José Luis Álvarez Arce, Profesor de la Facultad de Ciencias Económicas y Empresariales , Universidad de Navarra
¿Están en peligro las pensiones?
En la ceremonia de la confusión en que se han convertido los anuncios de política económica por parte del gobierno, pocos asuntos podrían haber causado tanto impacto público como el de la propuesta gubernamental de retrasar la edad de jubilación y modificar las reglas del cálculo de las pensiones. La publicación de la propuesta - esperpéntica en las formas, falta de claridad en los contenidos y en flagrante contradicción con las críticas que hace unos meses lanzó el gobierno contra una propuesta casi idéntica del Banco de España- ha tenido el efecto opuesto al deseado. En vez de calmar a los mercados y generar confianza entre los ciudadanos, ha originado gran incertidumbre, hasta incluso despertar el miedo de los españoles a perder sus pensiones.

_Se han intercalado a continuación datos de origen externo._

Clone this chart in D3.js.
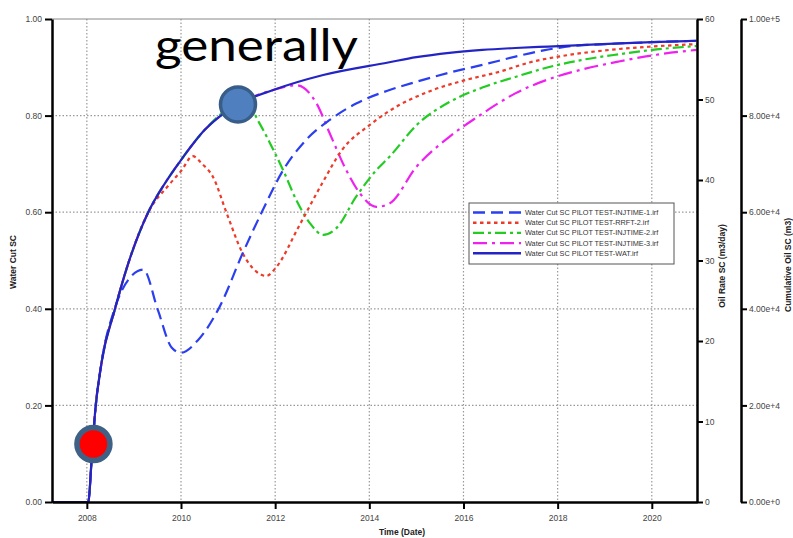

¿Están justificados esos temores? Creo que no. Los españoles desean mantener su Estado del Bienestar, cuya columna vertebral es el sistema público de pensiones. Es más, según las encuestas, estarían dispuestos a soportar más impuestos si los mismos se dedicaran a sus pensiones. También los partidos políticos y los llamados interlocutores sociales creen en el mantenimiento del sistema, como demuestran los Pactos de Toledo. En esas condiciones, no hay razones para creer en el brutal golpe que para el Estado del bienestar supondría la desaparición o el recorte drástico de las prestaciones.
Ahora bien, los españoles deben saber que, en ausencia de reformas, el sistema público de pensiones va a atravesar, en un futuro no muy lejano, enormes dificultades financieras, lo que encarecerá su sostenimiento y provocará problemas macroeconómicos. Tenemos, como saben, un sistema de reparto cuyo funcionamiento es el de un instrumento de redistribución o transferencia de renta: los trabajadores sufragan con sus cotizaciones las prestaciones que reciben los pasivos. Algunos fenómenos han incrementado, al margen de las decisiones discrecionales de política sobre la materia, la generosidad de ese mecanismo. Por un lado, se ha retrasado la edad de incorporación al mercado laboral, reduciendo así la duración de la vida activa de cotización. Por otro, ha aumentado la esperanza de vida, prolongando el periodo vital a lo largo del cual se percibe la pensión. Si bien la dedicación de más años a la formación y el disfrute de una vida más prolongada son excelentes noticias, ambas añaden presión sobre la salud financiera de las pensiones.
Esa presión se ha podido soportar en el pasado reciente gracias a factores económicos y demográficos. En concreto, la inmigración ha supuesto una inyección de población joven que, sumada a la incorporación de la mujer al mercado de trabajo, ha tirado hacia arriba de la población activa. A esto se ha sumado un largo periodo de crecimiento económico e intensa creación de empleo y, por tanto, de aumento del número de cotizantes y de los ingresos de la Seguridad Social. Pero, desgraciadamente, ahora la crisis está generando paro a marchas forzadas y las proyecciones para la recuperación no son optimistas. Además, las previsiones demográficas indican que, dentro de cuatro décadas, el envejecimiento de la población española habrá incrementado la ratio entre población mayor de 64 años y población en edad de trabajar del 20% actual a un 60%. La presión será excesiva y el sistema, en su actual diseño, no podrá sostenerse por sí solo. ¿Se puede evitar esa situación? Desde luego que sí, siempre que se actúe desde ya mismo en la dirección correcta. Creo que lo primero que debe exigirse de nuestros gobernantes es un esfuerzo de comunicación y pedagógico, para lograr que los ciudadanos conozcan la situación y las opciones de cambio. A partir de ahí y del consiguiente debate, se precisa una reforma en profundidad del sistema de pensiones, y no pequeños parches como el retraso de la edad de jubilación. Pero, sobre todo, lo que se necesita es una batería de reformas estructurales que dinamicen la actividad económica, la creación de puestos de trabajo y el avance de la productividad. Claro que todo esto exige del brazo firme y la mente despejada de quien maneja el timón de la política económica. Los mercados internacionales no parecen muy convencidos de que contemos con ese timonel.